Yes I know. Microbenchmark. Still I measured the time for each implementation in various configurations.

1 thread, 1’000 products available, take 1’000 products

Implementation Duration [s] Correct?
SimpleProduct 1.71 YES
OptimisticProduct 1.87 YES
PessimisticProduct 2.16 YES
DbCheckProduct 0.91 YES

1 thread, 1’000 products available, take 1’500 products

Implementation Duration [s] Correct?
SimpleProduct 2.52 YES
OptimisticProduct 2.81 YES
PessimisticProduct 3.25 YES
DbCheckProduct 1.42 YES

10 threads, 1’000 products available, take 1’000 products

Implementation Duration [s] Correct?
SimpleProduct 1.51 NO
OptimisticProduct 15.86 YES
PessimisticProduct 1.87 YES
DbCheckProduct 0.61 YES

10 threads, 1’000 products available, take 1’500 products

Implementation Duration [s] Correct?
SimpleProduct 2.19 NO
OptimisticProduct 18.94 YES
PessimisticProduct 2.74 YES
DbCheckProduct 1.23 YES

Some interesting things to learn from these results:

  • SimpleProduct gives wrong results for concurrent situations, as explained above.
  • OptimisticProduct has some problems to scale with multiple threads.

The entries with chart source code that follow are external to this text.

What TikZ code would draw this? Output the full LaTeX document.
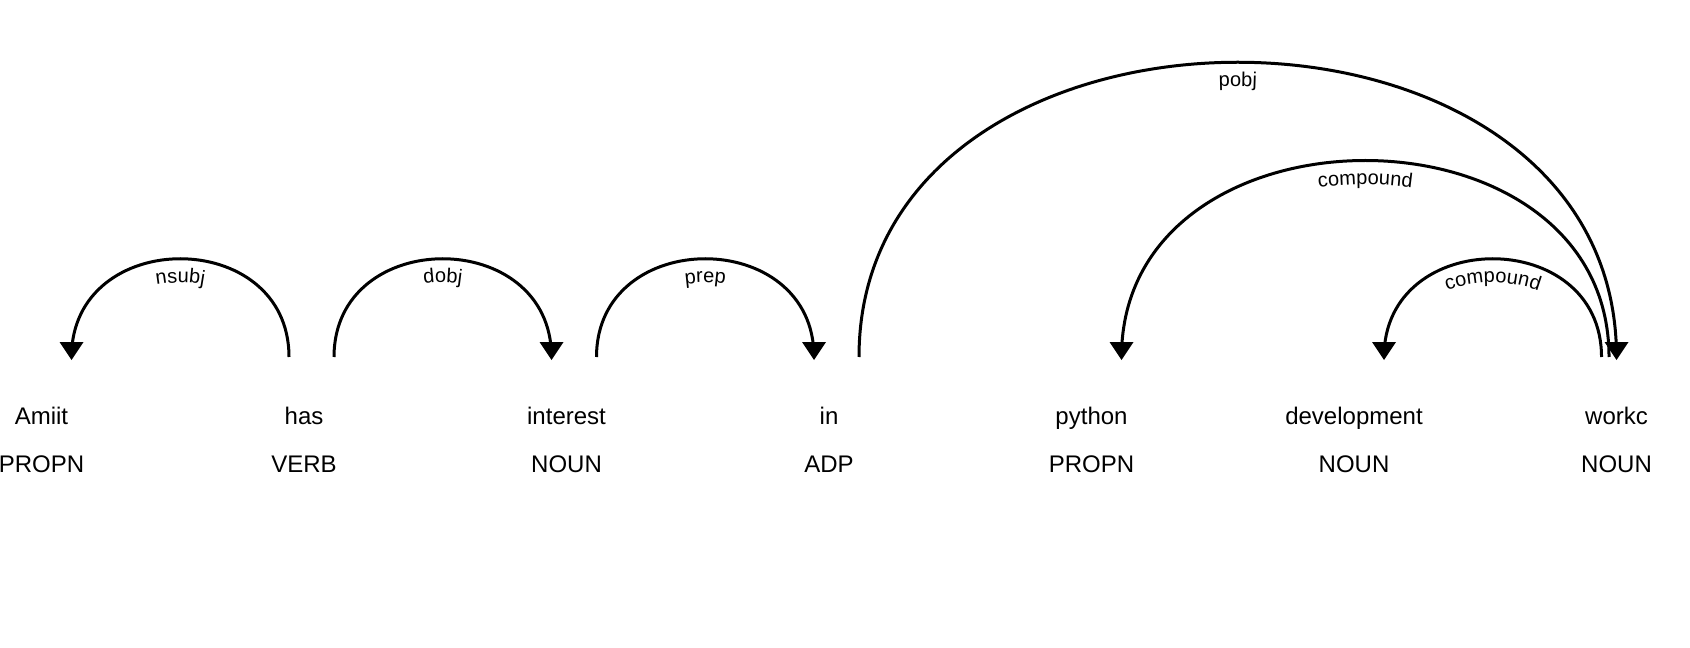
\documentclass[tikz,border=0pt]{standalone}
\usepackage{fontspec}
\setmainfont{Liberation Sans}
\usetikzlibrary{calc,decorations.text}

\tikzset{every picture/.style={line width=0.75pt}}
\tikzset{
  word/.style={anchor=base,inner sep=0pt,font=\fontsize{18}{21.6}\selectfont},
  deparc/.style={line width=2.25pt},
  arrowhead/.style={fill=black,draw=none},
  arclabel/.style={decorate,
    decoration={text along path,text={|\arclabelfont|#1},text align=center}},
}
\newcommand{\arclabelfont}{\fontsize{15}{18}\selectfont}

\begin{document}
\begin{tikzpicture}[x=0.75pt,y=0.75pt,yscale=-1,xscale=1]
		\useasboundingbox (0,0) rectangle (1690,648);

		% Text Node: words
		\node[word] (w0) at (41.5,424.5) {Amiit};
		\node[word] (w1) at (304,424.5) {has};
		\node[word] (w2) at (566.5,424.5) {interest};
		\node[word] (w3) at (829,424.5) {in};
		\node[word] (w4) at (1091.5,424.5) {python};
		\node[word] (w5) at (1354,424.5) {development};
		\node[word] (w6) at (1616.5,424.5) {workc};
		% Text Node: tags
		\node[word] (t0) at (41.5,472.5) {PROPN};
		\node[word] (t1) at (304,472.5) {VERB};
		\node[word] (t2) at (566.5,472.5) {NOUN};
		\node[word] (t3) at (829,472.5) {ADP};
		\node[word] (t4) at (1091.5,472.5) {PROPN};
		\node[word] (t5) at (1354,472.5) {NOUN};
		\node[word] (t6) at (1616.5,472.5) {NOUN};

		% arc ends
		\coordinate (a1) at (71.5,357);   \coordinate (b1) at (289,357);
		\coordinate (a2) at (334,357);    \coordinate (b2) at (551.5,357);
		\coordinate (a3) at (596.5,357);  \coordinate (b3) at (814,357);
		\coordinate (a4) at (859,357);    \coordinate (b4) at (1616.5,357);
		\coordinate (a5) at (1121.5,357); \coordinate (b5) at (1609,357);
		\coordinate (a6) at (1384,357);   \coordinate (b6) at (1601.5,357);
		% control heights
		\coordinate (h1) at (0,226);
		\coordinate (h2) at (0,95);
		\coordinate (h3) at (0,-36);

		% Arc: nsubj
		\draw[deparc] (a1) .. controls (a1 |- h1) and (b1 |- h1) .. (b1);
		\path[arclabel=nsubj] ($(a1)+(0,24)$) .. controls ($(a1 |- h1)+(0,24)$) and ($(b1 |- h1)+(0,24)$) .. ($(b1)+(0,24)$);
		\fill[arrowhead] ($(a1)+(0,3)$) -- ($(a1)+(-12,-15)$) -- ($(a1)+(12,-15)$) -- cycle;
		% Arc: dobj
		\draw[deparc] (a2) .. controls (a2 |- h1) and (b2 |- h1) .. (b2);
		\path[arclabel=dobj] ($(a2)+(0,24)$) .. controls ($(a2 |- h1)+(0,24)$) and ($(b2 |- h1)+(0,24)$) .. ($(b2)+(0,24)$);
		\fill[arrowhead] ($(b2)+(0,3)$) -- ($(b2)+(-12,-15)$) -- ($(b2)+(12,-15)$) -- cycle;
		% Arc: prep
		\draw[deparc] (a3) .. controls (a3 |- h1) and (b3 |- h1) .. (b3);
		\path[arclabel=prep] ($(a3)+(0,24)$) .. controls ($(a3 |- h1)+(0,24)$) and ($(b3 |- h1)+(0,24)$) .. ($(b3)+(0,24)$);
		\fill[arrowhead] ($(b3)+(0,3)$) -- ($(b3)+(-12,-15)$) -- ($(b3)+(12,-15)$) -- cycle;
		% Arc: pobj
		\draw[deparc] (a4) .. controls (a4 |- h3) and (b4 |- h3) .. (b4);
		\path[arclabel=pobj] ($(a4)+(0,24)$) .. controls ($(a4 |- h3)+(0,24)$) and ($(b4 |- h3)+(0,24)$) .. ($(b4)+(0,24)$);
		\fill[arrowhead] ($(b4)+(0,3)$) -- ($(b4)+(-12,-15)$) -- ($(b4)+(12,-15)$) -- cycle;
		% Arc: compound (python)
		\draw[deparc] (a5) .. controls (a5 |- h2) and (b5 |- h2) .. (b5);
		\path[arclabel=compound] ($(a5)+(0,24)$) .. controls ($(a5 |- h2)+(0,24)$) and ($(b5 |- h2)+(0,24)$) .. ($(b5)+(0,24)$);
		\fill[arrowhead] ($(a5)+(0,3)$) -- ($(a5)+(-12,-15)$) -- ($(a5)+(12,-15)$) -- cycle;
		% Arc: compound (development)
		\draw[deparc] (a6) .. controls (a6 |- h1) and (b6 |- h1) .. (b6);
		\path[arclabel=compound] ($(a6)+(0,24)$) .. controls ($(a6 |- h1)+(0,24)$) and ($(b6 |- h1)+(0,24)$) .. ($(b6)+(0,24)$);
		\fill[arrowhead] ($(a6)+(0,3)$) -- ($(a6)+(-12,-15)$) -- ($(a6)+(12,-15)$) -- cycle;

	\end{tikzpicture}
\end{document}
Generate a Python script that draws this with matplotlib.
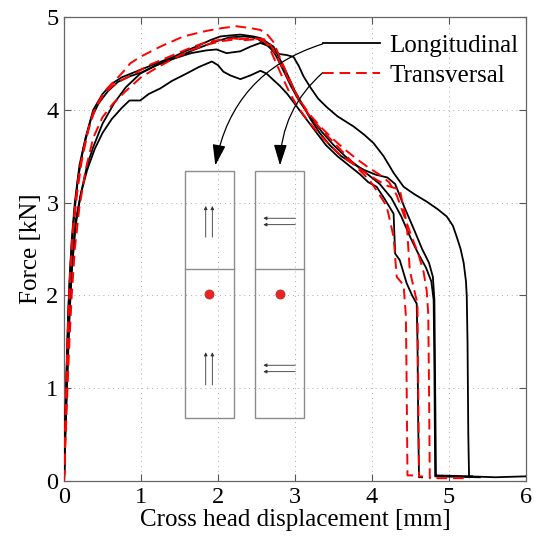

This makes sense as there is retry involved when concurrent updates occur.
  • DbCheckProduct is the fastest implementation which seems reasonable as there is no locking involved
  • DbCheckProduct and PessimisticProduct can both profit in a concurrent setup

Summary

Depending on your requirements the simplest way could already work and be good enough. If you have more specific requirements (i.e. validations, concurrency) then I’d suggest to go with the pessimistic locking as it is quite easy to implement and well tested (compared to my check constraint implementation of #take!). It is important to release a pessimistic lock ASAP as it blocks other clients from accessing the data.